INSTRUCTION: Restate the whole listing word for word. Pictures are left out.

--- begin DATA PROVIDED ---

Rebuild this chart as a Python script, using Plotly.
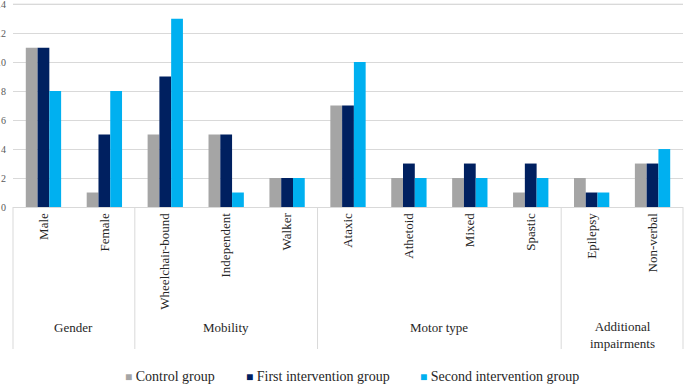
import plotly.graph_objects as go

categories = ["Male", "Female", "Wheelchair-bound", "Independent", "Walker",
              "Ataxic", "Athetoid", "Mixed", "Spastic", "Epilepsy", "Non-verbal"]
groups = ["Gender", "Mobility", "Motor type", "Additional<br>impairments"]
group_sizes = [2, 3, 4, 2]
y_ticks = [0, 2, 4, 6, 8, 10, 12, 14]

control = [11, 1, 5, 5, 2, 7, 2, 2, 1, 2, 3]
first_int = [11, 5, 9, 5, 2, 7, 3, 3, 3, 1, 3]
second_int = [8, 8, 13, 1, 2, 10, 2, 2, 2, 1, 4]

series = [
    ("Control group", control, "#A5A5A5"),
    ("First intervention group", first_int, "#002060"),
    ("Second intervention group", second_int, "#00B0F0"),
]

FONT = "Liberation Serif, Times New Roman, serif"
GRID = "#D9D9D9"

fig = go.Figure()
for name, vals, col in series:
    fig.add_trace(go.Bar(x=categories, y=vals, name=name, marker_color=col,
                         marker_line_width=0, showlegend=False))

W, H = 685, 385
ml, mr, mt, mb = 13, 2, 2, 178
pw = W - ml - mr
ph = H - mt - mb
ymax = max(y_ticks) + 0.15

def py(pix):
    return (H - mb - pix) / ph

def px(pix):
    return (pix - ml) / pw

n = len(categories)
shapes = []
annotations = []
start = 0
bounds = [0]
for s in group_sizes:
    start += s
    bounds.append(start)
for b in bounds:
    xp = b / n
    shapes.append(dict(type="line", xref="paper", yref="paper", x0=xp, x1=xp,
                       y0=0, y1=py(349), line=dict(color=GRID, width=1)))
# ensure the top gridline (at the highest tick) is drawn
shapes.append(dict(type="line", xref="paper", yref="y", x0=0, x1=1,
                   y0=max(y_ticks), y1=max(y_ticks),
                   line=dict(color=GRID, width=1), layer="below"))
for i, g in enumerate(groups):
    xc = (bounds[i] + bounds[i + 1]) / 2 / n
    ypix = 334.5 if "<br>" in g else 327
    annotations.append(dict(text=g, xref="paper", yref="paper", x=xc,
                            y=py(ypix), showarrow=False, xanchor="center",
                            yanchor="middle",
                            font=dict(family=FONT, size=13, color="#262626")))

# custom legend
legend_x = [123, 244, 418]
for (name, vals, col), lx in zip(series, legend_x):
    annotations.append(dict(
        text=f"<span style='color:{col};font-size:12px'>■</span> {name}",
        xref="paper", yref="paper", x=px(lx), y=py(377), showarrow=False,
        xanchor="left", yanchor="middle",
        font=dict(family=FONT, size=14, color="#262626")))

fig.update_layout(
    width=W, height=H,
    margin=dict(l=ml, r=mr, t=mt, b=mb, autoexpand=False),
    paper_bgcolor="white", plot_bgcolor="white",
    barmode="group", bargap=0.42, bargroupgap=0,
    font=dict(family=FONT, color="#262626"),
    shapes=shapes, annotations=annotations,
    showlegend=False,
)
fig.update_xaxes(type="category", tickangle=-90, showline=True,
                 linecolor=GRID, linewidth=1, ticks="", automargin=False,
                 tickfont=dict(family=FONT, size=13, color="#262626"),
                 showgrid=False)
fig.update_yaxes(range=[0, ymax], tickvals=y_ticks,
                 showgrid=True, gridcolor=GRID,
                 gridwidth=1, zeroline=False, automargin=False,
                 ticklabeloverflow="allow",
                 tickfont=dict(family=FONT, size=10, color="#595959"),
                 ticklabelstandoff=6)

fig.write_html("out.html", config={"displayModeBar": False},
               post_script="document.body.style.margin='0';")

--- end DATA PROVIDED ---

OUTPUT OF THE EXERCISE:
Rebuild this chart as a Python script, using Plotly.
import plotly.graph_objects as go

categories = ["Male", "Female", "Wheelchair-bound", "Independent", "Walker",
              "Ataxic", "Athetoid", "Mixed", "Spastic", "Epilepsy", "Non-verbal"]
groups = ["Gender", "Mobility", "Motor type", "Additional<br>impairments"]
group_sizes = [2, 3, 4, 2]
y_ticks = [0, 2, 4, 6, 8, 10, 12, 14]

control = [11, 1, 5, 5, 2, 7, 2, 2, 1, 2, 3]
first_int = [11, 5, 9, 5, 2, 7, 3, 3, 3, 1, 3]
second_int = [8, 8, 13, 1, 2, 10, 2, 2, 2, 1, 4]

series = [
    ("Control group", control, "#A5A5A5"),
    ("First intervention group", first_int, "#002060"),
    ("Second intervention group", second_int, "#00B0F0"),
]

FONT = "Liberation Serif, Times New Roman, serif"
GRID = "#D9D9D9"

fig = go.Figure()
for name, vals, col in series:
    fig.add_trace(go.Bar(x=categories, y=vals, name=name, marker_color=col,
                         marker_line_width=0, showlegend=False))

W, H = 685, 385
ml, mr, mt, mb = 13, 2, 2, 178
pw = W - ml - mr
ph = H - mt - mb
ymax = max(y_ticks) + 0.15

def py(pix):
    return (H - mb - pix) / ph

def px(pix):
    return (pix - ml) / pw

n = len(categories)
shapes = []
annotations = []
start = 0
bounds = [0]
for s in group_sizes:
    start += s
    bounds.append(start)
for b in bounds:
    xp = b / n
    shapes.append(dict(type="line", xref="paper", yref="paper", x0=xp, x1=xp,
                       y0=0, y1=py(349), line=dict(color=GRID, width=1)))
# ensure the top gridline (at the highest tick) is drawn
shapes.append(dict(type="line", xref="paper", yref="y", x0=0, x1=1,
                   y0=max(y_ticks), y1=max(y_ticks),
                   line=dict(color=GRID, width=1), layer="below"))
for i, g in enumerate(groups):
    xc = (bounds[i] + bounds[i + 1]) / 2 / n
    ypix = 334.5 if "<br>" in g else 327
    annotations.append(dict(text=g, xref="paper", yref="paper", x=xc,
                            y=py(ypix), showarrow=False, xanchor="center",
                            yanchor="middle",
                            font=dict(family=FONT, size=13, color="#262626")))

# custom legend
legend_x = [123, 244, 418]
for (name, vals, col), lx in zip(series, legend_x):
    annotations.append(dict(
        text=f"<span style='color:{col};font-size:12px'>■</span> {name}",
        xref="paper", yref="paper", x=px(lx), y=py(377), showarrow=False,
        xanchor="left", yanchor="middle",
        font=dict(family=FONT, size=14, color="#262626")))

fig.update_layout(
    width=W, height=H,
    margin=dict(l=ml, r=mr, t=mt, b=mb, autoexpand=False),
    paper_bgcolor="white", plot_bgcolor="white",
    barmode="group", bargap=0.42, bargroupgap=0,
    font=dict(family=FONT, color="#262626"),
    shapes=shapes, annotations=annotations,
    showlegend=False,
)
fig.update_xaxes(type="category", tickangle=-90, showline=True,
                 linecolor=GRID, linewidth=1, ticks="", automargin=False,
                 tickfont=dict(family=FONT, size=13, color="#262626"),
                 showgrid=False)
fig.update_yaxes(range=[0, ymax], tickvals=y_ticks,
                 showgrid=True, gridcolor=GRID,
                 gridwidth=1, zeroline=False, automargin=False,
                 ticklabeloverflow="allow",
                 tickfont=dict(family=FONT, size=10, color="#595959"),
                 ticklabelstandoff=6)

fig.write_html("out.html", config={"displayModeBar": False},
               post_script="document.body.style.margin='0';")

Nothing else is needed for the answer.